Inflation can distort investment decisions. Rather than focusing on the fundamentals of a project, inflation can lead investors to underwrite above-average income growth. It might work for a while, but over the longer term, the accompanying increase in interest rates can reduce financing options and push up cap rates thus hurting valuations.
Analysis of inflation trends and real estate performance is tricky due to issues of timing. Detailed data collection in the property markets really only began in the 1980s with the explosion of computer technologies. The collection of building-level information allowed for far more detailed indices than had been available earlier via impressionistic surveys. Nonetheless, this type of information that the industry relies upon today was not collected in the 1970s when inflation was a significant global concern.
Within the consumer price indices generated by government statistics agencies globally however, there are records of the rental prices paid in the residential markets over time. These organizations had much greater access to computer technology than the private markets for years and have detailed records of prices going back almost a century in some cases.
These price metrics are not a perfect measure of current conditions and graph C3 of this article from the Reserve Bank of Australia highlights the fact that in the short-term, private market information on rent trends does capture turning points in the market better.

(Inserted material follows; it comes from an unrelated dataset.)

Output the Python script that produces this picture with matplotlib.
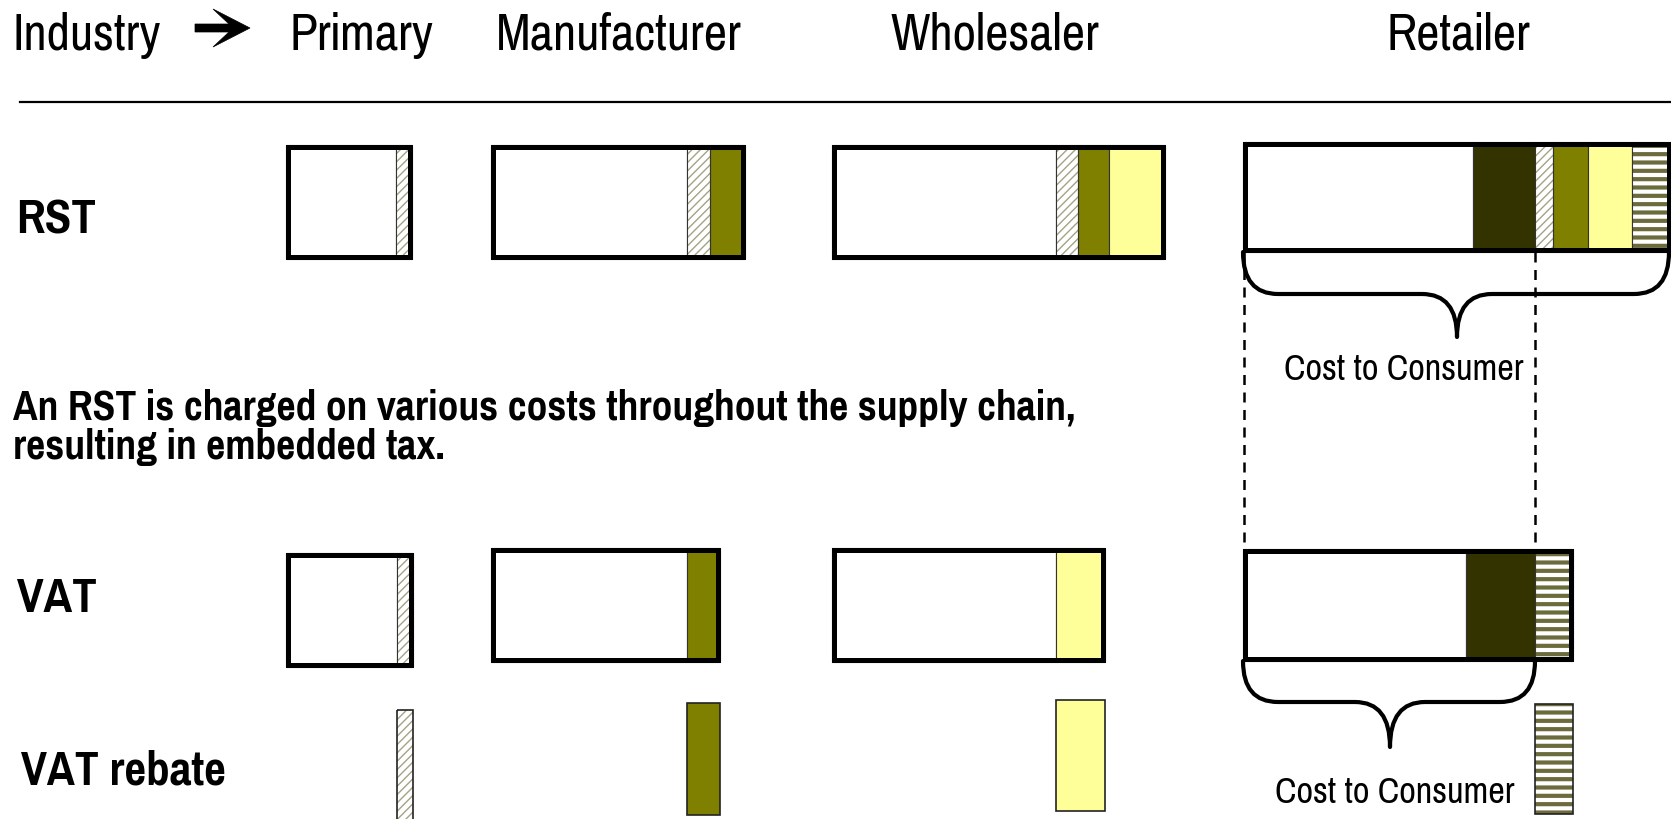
import matplotlib
matplotlib.use('Agg')
import matplotlib.pyplot as plt
from matplotlib.patches import Rectangle, PathPatch, Polygon
from matplotlib.path import Path

plt.rcParams['font.family'] = ['Pragati Narrow', 'Liberation Sans', 'DejaVu Sans']

W, H = 1671, 820

############################ data ############################################
stages = ['Primary', 'Manufacturer', 'Wholesaler', 'Retailer']
row_labels = ['RST', 'VAT', 'VAT rebate']
note_lines = ['An RST is charged on various costs throughout the supply chain,',
              'resulting in embedded tax.']
brace_label = 'Cost to Consumer'

# RST bar pieces per stage (widths, px)
rst_base = [110, 196, 224, 230]
rst_margin = [0, 0, 0, 62]
rst_tax_primary = [16, 23, 22, 18]
rst_tax_mfr = [0, 35, 31, 35]
rst_tax_whole = [0, 0, 56, 44]
rst_tax_retail = [0, 0, 0, 39]

# VAT bar pieces per stage
vat_base = [111, 196, 224, 223]
vat_margin = [0, 0, 0, 69]
vat_tax = [16, 33, 49, 38]

######################### layout ###########################################
header_x = [361, 619, 995, 1458]
box_x = [286, 491, 832, 1243]
rst_top = [146, 146, 146, 143]
rst_bot = [260, 260, 260, 253]
vat_top = [554, 549, 549, 550]
vat_bot = [668, 663, 663, 662]
reb_top = [711, 704, 701, 705]
reb_bot = [835, 816, 812, 815]

styles = {
    'base': dict(fc='white'),
    'margin': dict(fc='#333300'),
    'primary': dict(fc='white', hatch='////', hc='#a3a386'),
    'mfr': dict(fc='#808000'),
    'whole': dict(fc='#ffff99'),
    'retail': dict(fc='white', hatch='--', hc='#6b6b3c'),
}
stage_style = ['primary', 'mfr', 'whole', 'retail']

fig = plt.figure(figsize=(W / 100, H / 100), dpi=100)
ax = fig.add_axes([0, 0, 1, 1])
ax.set_xlim(0, W)
ax.set_ylim(H, 0)
ax.axis('off')


def piece(x, y0, w, y1, key, edge='#333333', lw=0.8):
    st = styles[key]
    if 'hatch' in st:
        ax.add_patch(Rectangle((x, y0), w, y1 - y0, facecolor=st['fc'], edgecolor='none', zorder=2))
        hlw = 3.0 if key == 'retail' else 1.0
        with plt.rc_context({'hatch.linewidth': hlw}):
            hp = Rectangle((x, y0), w, y1 - y0, facecolor='none', edgecolor=st['hc'],
                           linewidth=0, hatch=st['hatch'], zorder=2)
            if hasattr(hp, 'set_hatch_linewidth'):
                hp.set_hatch_linewidth(hlw)
        ax.add_patch(hp)
        ax.add_patch(Rectangle((x, y0), w, y1 - y0, fill=False, edgecolor=edge, linewidth=lw, zorder=3))
    else:
        ax.add_patch(Rectangle((x, y0), w, y1 - y0, facecolor=st['fc'], edgecolor=edge,
                               linewidth=lw, zorder=2))


def bar(x0, y0, y1, parts):
    x = x0
    for key, w in parts:
        if w > 0:
            piece(x, y0, w, y1, key)
            x += w
    # thick frame
    ax.add_patch(Rectangle((x0 + 2, y0 + 2), x - x0 - 4, y1 - y0 - 4, fill=False,
                           edgecolor='black', linewidth=3.6, zorder=4))
    return x


def brace(x0, x1, ytop, ymid, ytip, xc, r=35):
    verts = [(x0, ytop), (x0, ymid), (x0 + r, ymid),
             (xc - r, ymid), (xc, ymid), (xc, ytip),
             (xc, ymid), (xc + r, ymid),
             (x1 - r, ymid), (x1, ymid), (x1, ytop)]
    codes = [Path.MOVETO, Path.CURVE3, Path.CURVE3,
             Path.LINETO, Path.CURVE3, Path.CURVE3,
             Path.CURVE3, Path.CURVE3,
             Path.LINETO, Path.CURVE3, Path.CURVE3]
    ax.add_patch(PathPatch(Path(verts, codes), fill=False, edgecolor='black',
                           linewidth=3.0, capstyle='round', joinstyle='round', zorder=5))


def big_arrow(x0, x1, yc, h=38, t=8):
    # block arrow like the wingdings one
    hb = x1 - 37
    pts = [(x0, yc - t / 2), (x1 - 21, yc - t / 2), (hb, yc - h / 2), (x1, yc),
           (hb, yc + h / 2), (x1 - 21, yc + t / 2), (x0, yc + t / 2)]
    ax.add_patch(Polygon(pts, closed=True, facecolor='black', edgecolor='black', linewidth=0.5))


############################ header ##########################################
ax.text(13, 50, 'Industry', fontsize=40, va='baseline', ha='left')
big_arrow(195, 250, 29)
for s, hx in zip(stages, header_x):
    ax.text(hx, 50, s, fontsize=40, va='baseline', ha='center')
ax.plot([20, W], [103, 103], color='black', linewidth=1.6)

############################ rows ############################################
ax.text(16, 234, row_labels[0], fontsize=38, fontweight='bold', va='baseline')
ax.text(17, 612, row_labels[1], fontsize=38, fontweight='bold', va='baseline')
ax.text(21, 785, row_labels[2], fontsize=37, fontweight='bold', va='baseline')

for i in range(4):
    parts = [('base', rst_base[i]), ('margin', rst_margin[i]), ('primary', rst_tax_primary[i]),
             ('mfr', rst_tax_mfr[i]), ('whole', rst_tax_whole[i]), ('retail', rst_tax_retail[i])]
    bar(box_x[i], rst_top[i], rst_bot[i], parts)

    parts = [('base', vat_base[i]), ('margin', vat_margin[i]), (stage_style[i], vat_tax[i])]
    xend = bar(box_x[i], vat_top[i], vat_bot[i], parts)
    # rebate = the VAT paid at this stage
    piece(xend - vat_tax[i], reb_top[i], vat_tax[i], reb_bot[i], stage_style[i], edge='#222222', lw=1.2)

for i, l in enumerate(note_lines):
    ax.text(13, 420 + i * 39, l, fontsize=32.6, fontweight='bold', va='baseline')

############################ retailer braces #################################
rx = box_x[3]
cut = rx + rst_base[3] + rst_margin[3]
brace(rx, W - 2, rst_bot[3], 295, 338, 1457)
ax.text(1404, 380, brace_label, fontsize=28.5, ha='center', va='baseline')
brace(rx, cut, vat_bot[3], 703, 748, 1390)
ax.text(1395, 803, brace_label, fontsize=28.5, ha='center', va='baseline')
for xx in (rx + 1, cut):
    ax.plot([xx, xx], [rst_bot[3], vat_top[3]], color='black', linewidth=1.8,
            linestyle=(0, (4, 3)), zorder=1)

fig.savefig('out.png', dpi=100)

Nonetheless, these measures can provide a long-term view of income performance across numerous countries.
The chart shows trends in the U.S., the U.K., Japan and Australia. These four countries have seen residential rent growth, on average, outperform inflation by 40 bps over the last 25 years. Japan underperformed over this time frame while the U.S. outperformed. There are numerous differences between the U.S. and Japan, but the simplest explanation for the outperformance of the U.S. is that far fewer housing units are built relative to the population size than in Japan.
Investors are currently hungry for long duration assets with an inflation hedge. There are times when real estate has provided such a hedge, other times, not so much. Investors should not assume that all real estate is protected from inflation, if the market cycles of tenant demand and new supply are working against one’s investments, inflation is not likely to help paper over any mistakes in underwriting.